Member states in the EU have agreed on the Commission’s proposal to invest €998 million (£905m) in key energy infrastructure projects across the region.
Financial aid will be provided for 10 projects in total – two for electricity transmission, one for smart electricity grids, six for transport of CO2 – including five research projects – and one for gas.
The largest amount of funding – €720 million (£653m) – will go towards the Baltic Synchronisation Project to better integrate the electricity markets of Estonia, Latvia, Lithuania and Poland.
Other projects include a smart electricity grid linking Hungary and Slovakia, receiving €102 million (£92m) in funding and the first-ever Connecting Europe Facility (CEF) grant to support a CO2 transport project for Belgian and Dutch ports.

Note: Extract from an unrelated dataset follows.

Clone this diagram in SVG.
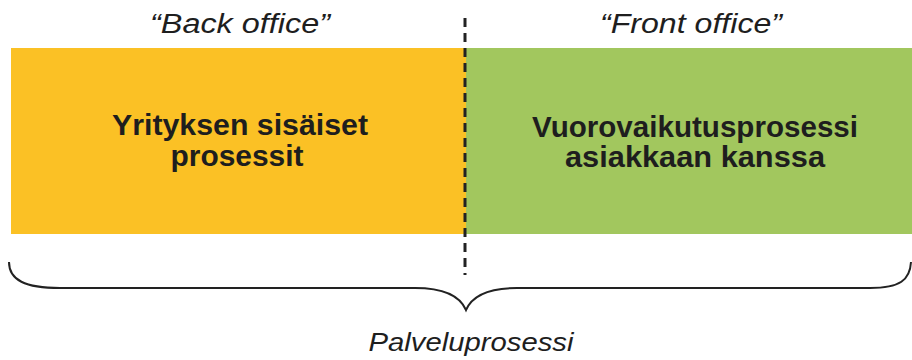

In addition, the North Sea Wind Power Hub, a study to support the development of an important project for the rollout of offshore wind in the North Sea, will receive €14 million (£12.7m).
The allocation of funds is in line with the objectives of the European Green Deal, with 84% of the funding going to electricity or smart grid projects.
Kadri Simson, Commissioner for Energy said: “These 10 projects will contribute to a more modern, secure and smart energy infrastructure system, which is crucial for delivering the European Green Deal and meeting our ambitious 2030 climate targets.
“Yesterday’s decision marks a decisive step in the Baltic Synchronisation process in particular, a project of European strategic interest. These investments will help sustain the EU’s economic recovery and create jobs.”